Stored data:

-.-.-

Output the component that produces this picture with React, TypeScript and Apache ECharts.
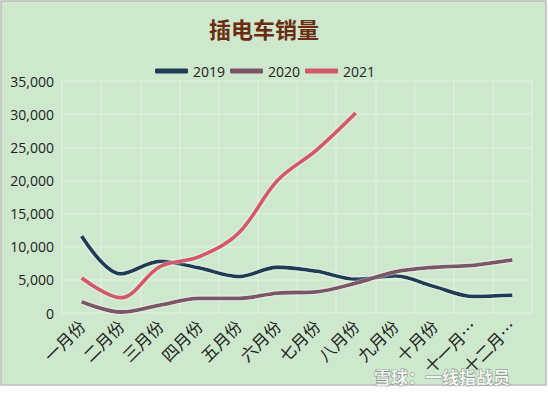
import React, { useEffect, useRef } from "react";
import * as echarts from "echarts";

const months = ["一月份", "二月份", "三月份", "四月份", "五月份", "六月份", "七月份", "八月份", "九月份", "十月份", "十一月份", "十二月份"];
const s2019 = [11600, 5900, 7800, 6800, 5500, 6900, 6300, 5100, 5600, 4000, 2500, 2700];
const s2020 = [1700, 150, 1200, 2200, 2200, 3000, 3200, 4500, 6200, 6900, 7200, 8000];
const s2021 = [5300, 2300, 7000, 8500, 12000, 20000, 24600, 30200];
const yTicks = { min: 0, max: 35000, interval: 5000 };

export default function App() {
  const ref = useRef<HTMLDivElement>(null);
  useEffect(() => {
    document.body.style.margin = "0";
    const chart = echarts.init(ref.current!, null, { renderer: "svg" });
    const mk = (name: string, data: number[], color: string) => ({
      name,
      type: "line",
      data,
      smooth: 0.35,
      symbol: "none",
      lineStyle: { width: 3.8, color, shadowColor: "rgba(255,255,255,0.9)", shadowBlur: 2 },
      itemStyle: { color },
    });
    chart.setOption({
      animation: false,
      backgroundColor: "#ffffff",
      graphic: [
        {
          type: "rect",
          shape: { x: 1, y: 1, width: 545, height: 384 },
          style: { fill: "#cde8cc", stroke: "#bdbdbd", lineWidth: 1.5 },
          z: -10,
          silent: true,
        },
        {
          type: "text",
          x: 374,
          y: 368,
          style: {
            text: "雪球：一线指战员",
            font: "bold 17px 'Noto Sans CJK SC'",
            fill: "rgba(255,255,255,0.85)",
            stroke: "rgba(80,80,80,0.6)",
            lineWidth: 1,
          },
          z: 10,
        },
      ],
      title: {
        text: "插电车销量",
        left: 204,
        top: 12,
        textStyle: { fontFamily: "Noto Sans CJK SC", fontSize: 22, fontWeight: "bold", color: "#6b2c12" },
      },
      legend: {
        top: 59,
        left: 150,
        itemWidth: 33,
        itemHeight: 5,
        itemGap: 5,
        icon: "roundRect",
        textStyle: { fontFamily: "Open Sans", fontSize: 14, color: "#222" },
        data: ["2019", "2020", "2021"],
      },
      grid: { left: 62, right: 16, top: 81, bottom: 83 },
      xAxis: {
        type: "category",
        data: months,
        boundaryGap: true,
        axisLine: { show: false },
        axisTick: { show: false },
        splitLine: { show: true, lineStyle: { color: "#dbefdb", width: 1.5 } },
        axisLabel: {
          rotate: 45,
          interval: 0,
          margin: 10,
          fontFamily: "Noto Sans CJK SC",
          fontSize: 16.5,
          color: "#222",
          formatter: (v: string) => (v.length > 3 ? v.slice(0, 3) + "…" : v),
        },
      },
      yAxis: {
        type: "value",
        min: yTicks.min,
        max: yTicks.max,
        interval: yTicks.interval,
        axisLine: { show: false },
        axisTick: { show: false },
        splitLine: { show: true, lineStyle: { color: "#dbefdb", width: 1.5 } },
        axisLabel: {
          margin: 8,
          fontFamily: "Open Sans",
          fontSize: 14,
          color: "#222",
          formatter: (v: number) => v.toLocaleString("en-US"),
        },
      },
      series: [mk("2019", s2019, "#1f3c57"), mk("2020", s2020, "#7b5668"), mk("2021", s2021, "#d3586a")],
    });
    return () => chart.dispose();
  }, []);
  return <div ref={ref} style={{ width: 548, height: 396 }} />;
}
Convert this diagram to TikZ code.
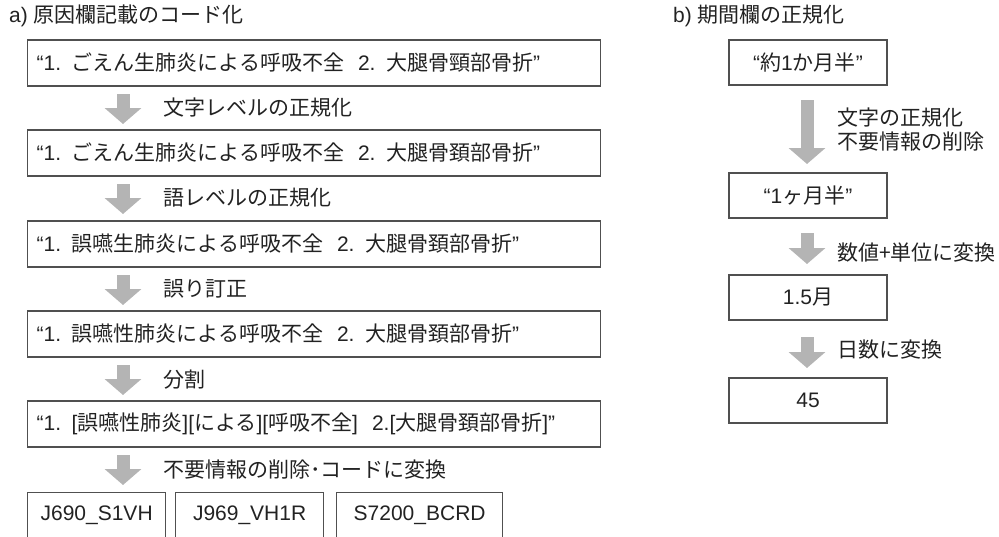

-.-.-

Description of the task: Up to and including the line that contains "35000, interval: 5000", print the records above exactly from their first line, without any pictures.

Answer for this exercise:
Output the component that produces this picture with React, TypeScript and Apache ECharts.
import React, { useEffect, useRef } from "react";
import * as echarts from "echarts";

const months = ["一月份", "二月份", "三月份", "四月份", "五月份", "六月份", "七月份", "八月份", "九月份", "十月份", "十一月份", "十二月份"];
const s2019 = [11600, 5900, 7800, 6800, 5500, 6900, 6300, 5100, 5600, 4000, 2500, 2700];
const s2020 = [1700, 150, 1200, 2200, 2200, 3000, 3200, 4500, 6200, 6900, 7200, 8000];
const s2021 = [5300, 2300, 7000, 8500, 12000, 20000, 24600, 30200];
const yTicks = { min: 0, max: 35000, interval: 5000 };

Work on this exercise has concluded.